Later in the week, stay tuned for the kitchen sink. Or parts thereof.

Power to the Peephole

The Crapshack will one day make its own power, thanks to the babble of a water source that runs right down our far-most boundary line, clearly on our side of the line, as far as you need to know. To get us started, we’ve got some battery chargers unwillingly donated by a big faceless company, which we’ll reveal soon enough. The Crapshack is all about the slow reveal– it’s a bit of a tease, but it will put out, if you call it pretty.

But until the Crapshack generates its own electricity, in the Camper and Foundation Days, we’re going to need to suck the nacreous teat of the big black grid.

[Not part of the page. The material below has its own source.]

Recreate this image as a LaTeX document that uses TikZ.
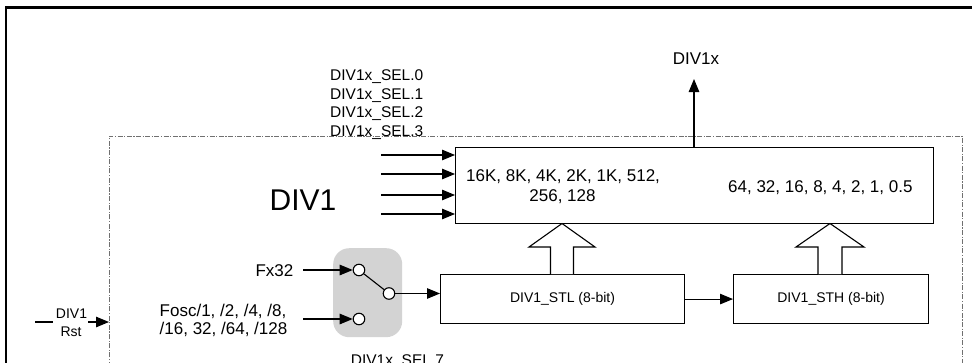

And for that, there’s a power transformer that runs all the way up to (and, as far as you need to know, ONTO) our Southeastern corner. And there will need to be a Meter Socket, like THIS ONE, the SLOT B to the transformer’s FLAP A. And no, we don’t care which slot or flap you prefer. All orientations are welcome.

crap-power

Distance traveled: you know the story; same as this one and also this one. If you don’t, you should read it.

How it got here: it was in the back of the bumpy truck with the rest of the equipment from the mothership. We ripped this out of the ground on Christmas Day, which is what you do on Christmas in the southern parts. Shoot guns and dig in the mud and pillage from your own mother.